Iran, not surprisingly, is in the weakest position of the three. But after going through most of the 20th century with the superpowers meddling in its internal affairs (to the point of an occupation in 1945 and a coup de t’at in 1953), Iran is desperate to protect its independence and will pump itself up in any way possible. That makes Iran the X-factor in this trio: Iran at any given moment could do something wildly unpredictable that changes the entire calculus–whether it’s testing a long-range missile or electing a reformist in a democratic election–there’s no telling what it might be.
One final point about the news today. According to the above report, Obama is willing to trade the European missile defense program in exchange for Russia’s “help in resolving Iran’s nuclear program.”

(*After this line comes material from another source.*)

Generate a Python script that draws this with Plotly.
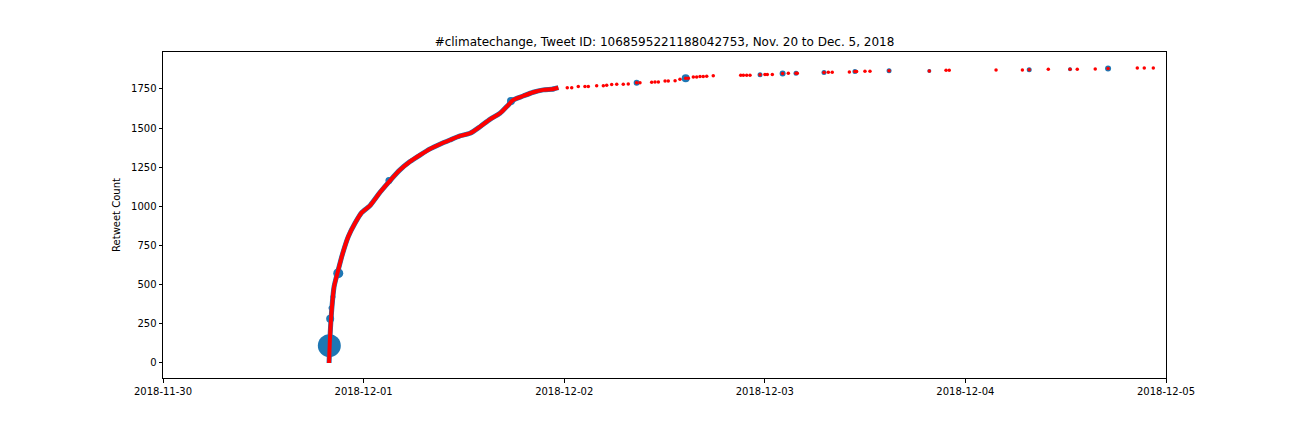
import plotly.graph_objects as go

# Dense part of the cumulative retweet curve
dense_times = [
    "2018-11-30 19:52", "2018-11-30 19:59", "2018-11-30 20:11", "2018-11-30 20:28",
    "2018-11-30 20:58", "2018-11-30 21:30", "2018-11-30 22:10", "2018-11-30 22:58",
    "2018-11-30 23:46", "2018-12-01 00:46", "2018-12-01 01:58", "2018-12-01 03:10",
    "2018-12-01 04:21", "2018-12-01 05:33", "2018-12-01 06:45", "2018-12-01 07:57",
    "2018-12-01 09:08", "2018-12-01 10:20", "2018-12-01 11:32", "2018-12-01 12:44",
    "2018-12-01 13:56", "2018-12-01 15:07", "2018-12-01 16:19", "2018-12-01 17:19",
    "2018-12-01 17:55", "2018-12-01 19:06", "2018-12-01 20:18", "2018-12-01 21:30",
    "2018-12-01 22:42", "2018-12-01 23:18",
]
dense_counts = [
    0, 168, 338, 487, 594, 700, 807, 892, 960, 1005, 1090, 1165, 1233, 1286, 1328,
    1367, 1397, 1424, 1450, 1467, 1509, 1556, 1595, 1648, 1680, 1705, 1729, 1744,
    1750, 1758,
]

# Sparse later retweets
sparse_times = [
    "2018-12-02 00:22", "2018-12-02 00:54", "2018-12-02 01:41", "2018-12-02 02:29",
    "2018-12-02 02:53", "2018-12-02 03:53", "2018-12-02 04:41", "2018-12-02 05:05",
    "2018-12-02 05:41", "2018-12-02 06:17", "2018-12-02 07:04", "2018-12-02 07:40",
    "2018-12-02 08:40", "2018-12-02 09:04", "2018-12-02 10:28", "2018-12-02 10:52",
    "2018-12-02 11:16", "2018-12-02 12:04", "2018-12-02 12:27", "2018-12-02 13:16",
    "2018-12-02 13:51", "2018-12-02 14:32", "2018-12-02 14:51", "2018-12-02 15:27",
    "2018-12-02 15:51", "2018-12-02 16:15", "2018-12-02 16:38", "2018-12-02 17:03",
    "2018-12-02 17:50", "2018-12-02 21:07", "2018-12-02 21:26", "2018-12-02 21:50",
    "2018-12-02 22:14", "2018-12-02 23:26", "2018-12-03 00:01", "2018-12-03 00:18",
    "2018-12-03 00:54", "2018-12-03 02:08", "2018-12-03 02:49", "2018-12-03 03:44",
    "2018-12-03 03:53", "2018-12-03 07:05", "2018-12-03 07:36", "2018-12-03 08:04",
    "2018-12-03 10:07", "2018-12-03 10:47", "2018-12-03 10:59", "2018-12-03 11:59",
    "2018-12-03 12:35", "2018-12-03 14:52", "2018-12-03 19:41", "2018-12-03 21:41",
    "2018-12-03 22:04", "2018-12-04 03:40", "2018-12-04 06:49", "2018-12-04 07:38",
    "2018-12-04 09:55", "2018-12-04 12:31", "2018-12-04 13:23", "2018-12-04 15:32",
    "2018-12-04 17:04", "2018-12-04 20:34", "2018-12-04 21:24", "2018-12-04 22:29",
]
sparse_counts = [
    1758, 1758, 1765, 1765, 1765, 1771, 1771, 1773, 1778, 1780, 1780, 1782,
    1790, 1790, 1793, 1795, 1795, 1801, 1801, 1803, 1812, 1818, 1818, 1827,
    1827, 1829, 1829, 1831, 1835, 1837, 1837, 1837, 1837, 1841, 1843, 1843,
    1843, 1848, 1850, 1850, 1850, 1855, 1857, 1857, 1859, 1861, 1861, 1863,
    1863, 1867, 1865, 1869, 1869, 1871, 1871, 1873, 1876, 1876, 1876, 1878,
    1880, 1884, 1884, 1884,
]

# Retweets with a larger blue marker (marker size ~ account reach)
blue_times = [
    "2018-11-30 19:54", "2018-11-30 20:00", "2018-11-30 20:06", "2018-11-30 20:20",
    "2018-11-30 20:58", "2018-12-01 03:02", "2018-12-01 17:38", "2018-12-01 22:42",
    "2018-12-02 08:40", "2018-12-02 14:32", "2018-12-02 23:26", "2018-12-03 02:08",
    "2018-12-03 03:44", "2018-12-03 07:05", "2018-12-03 10:47", "2018-12-03 14:52",
    "2018-12-03 19:41", "2018-12-04 07:38", "2018-12-04 12:31", "2018-12-04 17:04",
]
blue_counts = [
    110, 282, 351, 423, 573, 1165, 1673, 1750, 1790, 1818, 1841, 1848,
    1850, 1855, 1861, 1867, 1865, 1873, 1876, 1880,
]
blue_sizes = [23, 8, 5, 5, 10, 7, 8, 5, 6, 8, 5, 6, 5, 5, 5, 5, 4, 5, 4, 6]

x_ticks = ["2018-11-30", "2018-12-01", "2018-12-02", "2018-12-03", "2018-12-04", "2018-12-05"]
y_ticks = [0, 250, 500, 750, 1000, 1250, 1500, 1750]

BLUE = "#1f77b4"
RED = "#ff0000"
FONT = "DejaVu Sans"

fig = go.Figure()
fig.add_trace(go.Scatter(x=dense_times, y=dense_counts, mode="lines",
                         line=dict(color=BLUE, width=5, shape="spline", smoothing=0.6),
                         hoverinfo="skip", showlegend=False))
fig.add_trace(go.Scatter(x=blue_times, y=blue_counts, mode="markers",
                         marker=dict(color=BLUE, size=blue_sizes, opacity=1, line=dict(width=0)),
                         showlegend=False))
fig.add_trace(go.Scatter(x=dense_times, y=dense_counts, mode="lines",
                         line=dict(color=RED, width=4, shape="spline", smoothing=0.6),
                         showlegend=False))
fig.add_trace(go.Scatter(x=sparse_times, y=sparse_counts, mode="markers",
                         marker=dict(color=RED, size=3.5, opacity=1, line=dict(width=0)),
                         showlegend=False))

axis_common = dict(showline=True, linecolor="black", linewidth=1, mirror=True,
                   ticks="outside", ticklen=3.5, tickwidth=1, tickcolor="black",
                   showgrid=False, zeroline=False,
                   tickfont=dict(family=FONT, size=10, color="black"))

# The page body adds an 8px offset, so margins are adjusted accordingly
fig.update_layout(
    width=1296, height=432,
    margin=dict(l=155, r=138, t=44, b=62),
    paper_bgcolor="white", plot_bgcolor="white",
    title=dict(text="#climatechange, Tweet ID: 1068595221188042753, Nov. 20 to Dec. 5, 2018",
               x=(155 + 1158) / 2 / 1296, xanchor="center", xref="container",
               y=1 - 34 / 432, yanchor="middle", yref="container",
               font=dict(family=FONT, size=12, color="black")),
    xaxis=dict(type="date", range=["2018-11-30", "2018-12-05"],
               tickvals=x_ticks, ticktext=x_ticks, **axis_common),
    yaxis=dict(range=[-96, 1986], tickvals=y_ticks,
               title=dict(text="Retweet Count", standoff=8,
                          font=dict(family=FONT, size=10, color="black")),
               **axis_common),
)

fig.write_html("out.html")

In my view, Russia put forth years ago one of the most sensible proposals for dealing with Iran’s nuclear program to date. Unfortunately, Iran refused the deal outright, but that is not necessarily a reflection on the Moscow proposal, which was exceedingly original. Russia has by no means been the best of partners for the US trying to contain Iran’s nuclear program, but it appears to me that this latest gesture from the Obama White House is meant more as an indication of its policy toward gaining influence with Moscow than its earnest pursuit of tougher UNSC sanctions against Iran. And it might just be an incredibly prudent move for Obama: if he can bring Russia in tighter while at the same time getting a closer hold on the Iranian nuclear program, then when the music stops the United States just might find itself in rhythm for the first time in awhile.